Apple iPad Users Complaining of WiFi Woes
Soon after Apple iPads were slipped from their packaging and powered up April 3, Apple Support forums began filling with complaints of sporadic WiFi signals. The same issue followed the rollout of iPhone OS 3.0, which was fixed with a software update.
Apple saw brisk iPad sales during the tablet's
opening weekend, with
more than 300,000 iPads, including preordered units, selling on April 3.
That same day, however, complaints of fluctuating WiFi signals began to
accumulate on the Apple Support discussion
"My signal keeps fluctuating from strong to weak, while my MacBook and iPhone show a consistent signal at the same location," wrote Andrew79, an early adopter of the iPad.
"Even when standing in front of the WLAN router the signal fluctuates from strong to very weak," iPad user tdbc similarly complained on April 3.
Two days later, forum visitor Gary McCoy, with others, was experiencing the same issue.
"I am losing the connection using the iPad in the same locations I used my iTouch. ... The iPad first seems to slow down, then lose the connection, and doesn't reestablish the link. I cannot keep the device if this doesn't get better," McCoy wrote.
Other visitors to the forum said their iPads were working perfectly, while still others blamed the aluminum casing, insisting that WiFi signals pass more easily through plastic.
While to date Apple has only made its WiFi-capable iPad available, a version offering both WiFi and 3G connectivity from AT&T Wireless will begin shipping in late April.

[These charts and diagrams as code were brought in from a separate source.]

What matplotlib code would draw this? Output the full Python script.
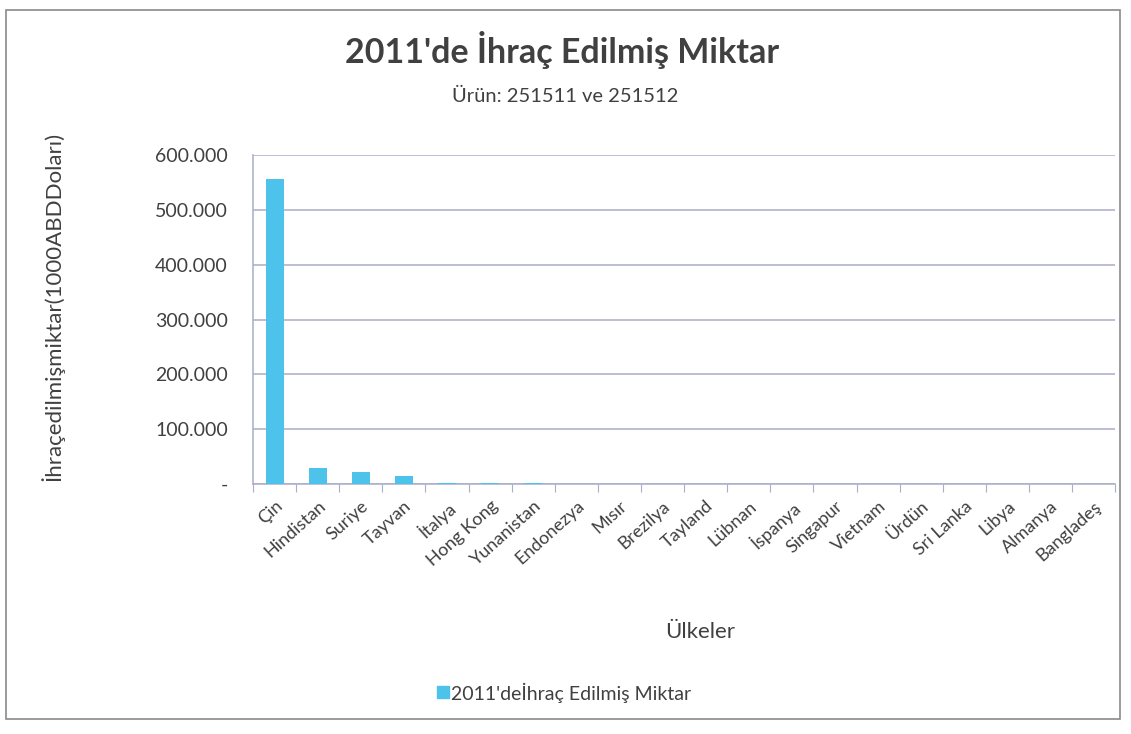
import matplotlib
matplotlib.use("Agg")
import matplotlib.pyplot as plt
from matplotlib.ticker import FuncFormatter

countries = ["Çin", "Hindistan", "Suriye", "Tayvan", "İtalya", "Hong Kong", "Yunanistan",
             "Endonezya", "Mısır", "Brezilya", "Tayland", "Lübnan", "İspanya", "Singapur",
             "Vietnam", "Ürdün", "Sri Lanka", "Libya", "Almanya", "Bangladeş"]
values = [556000, 29000, 22000, 14500, 2500, 1800, 1000, 800, 700, 600, 500, 450, 400,
          350, 300, 250, 200, 150, 120, 100]
yticks = [0, 100000, 200000, 300000, 400000, 500000, 600000]

plt.rcParams['font.family'] = ['Lato', 'DejaVu Sans']
fig = plt.figure(figsize=(11.31, 7.34), dpi=100)
ax = fig.add_axes([0.2237, 0.3406, 0.7623, 0.4482])

x = range(len(countries))
ax.bar(x, values, width=0.42, color="#4DC3EC", zorder=3)
ax.set_xlim(-0.5, len(countries) - 0.5)
ax.set_ylim(0, 600000)
ax.set_yticks(yticks)
ax.yaxis.set_major_formatter(FuncFormatter(lambda v, p: "-" if v == 0 else f"{int(v):,}".replace(",", ".")))
ax.grid(axis="y", color="#A9ADC8", linewidth=1.1, zorder=0)
ax.set_xticks([i - 0.5 for i in range(len(countries) + 1)], minor=False)
ax.set_xticklabels([])
ax.set_xticks(list(x), minor=True)
ax.set_xticklabels(countries, minor=True, rotation=42, ha="right", rotation_mode="anchor",
                   fontsize=13, color="#404040")
ax.tick_params(axis="x", which="minor", length=0, pad=10)
ax.tick_params(axis="x", which="major", length=6, color="#A9ADC8")
ax.tick_params(axis="y", length=0, labelsize=14, labelcolor="#404040", pad=18)
for s in ["top", "right"]:
    ax.spines[s].set_visible(False)
for s in ["left", "bottom"]:
    ax.spines[s].set_color("#A9ADC8")
    ax.spines[s].set_linewidth(1.1)

fig.text(0.046, 0.582, "İhraçedilmişmiktar(1000ABDDoları)", rotation=90, ha="center", va="center",
         fontsize=16, color="#404040")
fig.text(0.619, 0.139, "Ülkeler", ha="center", va="center", fontsize=16, color="#404040")
fig.text(0.497, 0.932, "2011'de İhraç Edilmiş Miktar", ha="center", va="center",
         fontsize=24.5, fontweight="bold", color="#404040")
fig.text(0.5, 0.868, "Ürün: 251511 ve 251512", ha="center", va="center", fontsize=14.5, color="#404040")

fig.patches.append(plt.Rectangle((0.386, 0.049), 0.0106, 0.0163, transform=fig.transFigure,
                                 color="#4DC3EC", figure=fig))
fig.text(0.399, 0.056, "2011'deİhraç Edilmiş Miktar", ha="left", va="center", fontsize=14, color="#404040")

fig.patches.append(plt.Rectangle((0.005, 0.02), 0.985, 0.966, transform=fig.transFigure,
                                 fill=False, edgecolor="#8A8A8A", linewidth=1.2, figure=fig))
fig.savefig("out.png", dpi=100)
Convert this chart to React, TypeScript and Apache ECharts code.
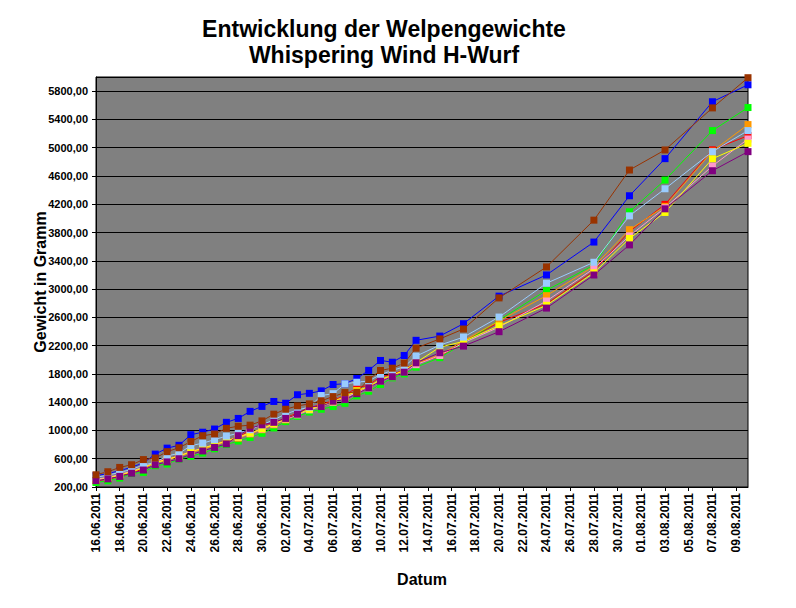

After the July 2009 introduction of the iPhone OS 3.0, Apple fans similarly complained of WiFi instability. On the Apple support forum, one updater, echoing the comments of many, complained, "My WiFi signal strength jumps all over the place, from five to zero bars every few seconds."
Apple later addressed the iPhone issue with a software update, which is likely the fix that iPad users can expect.
"You have to know that they iPad was extensively tested in a lot of WiFi situations," Ezra Gottheil, an Apple-focused analyst with Technology Business Research, told eWEEK. "So what they've got is some combination of the kind of signal, or interference with another signal, or something that's giving it problems. It is likely that it's using a standard component to do the hardware aspects of handling WiFi."
Gottheil added, "My guess is that a software fix will be forthcoming relatively quickly and that the problems themselves are currently being experienced by a relatively small percentage of buyers."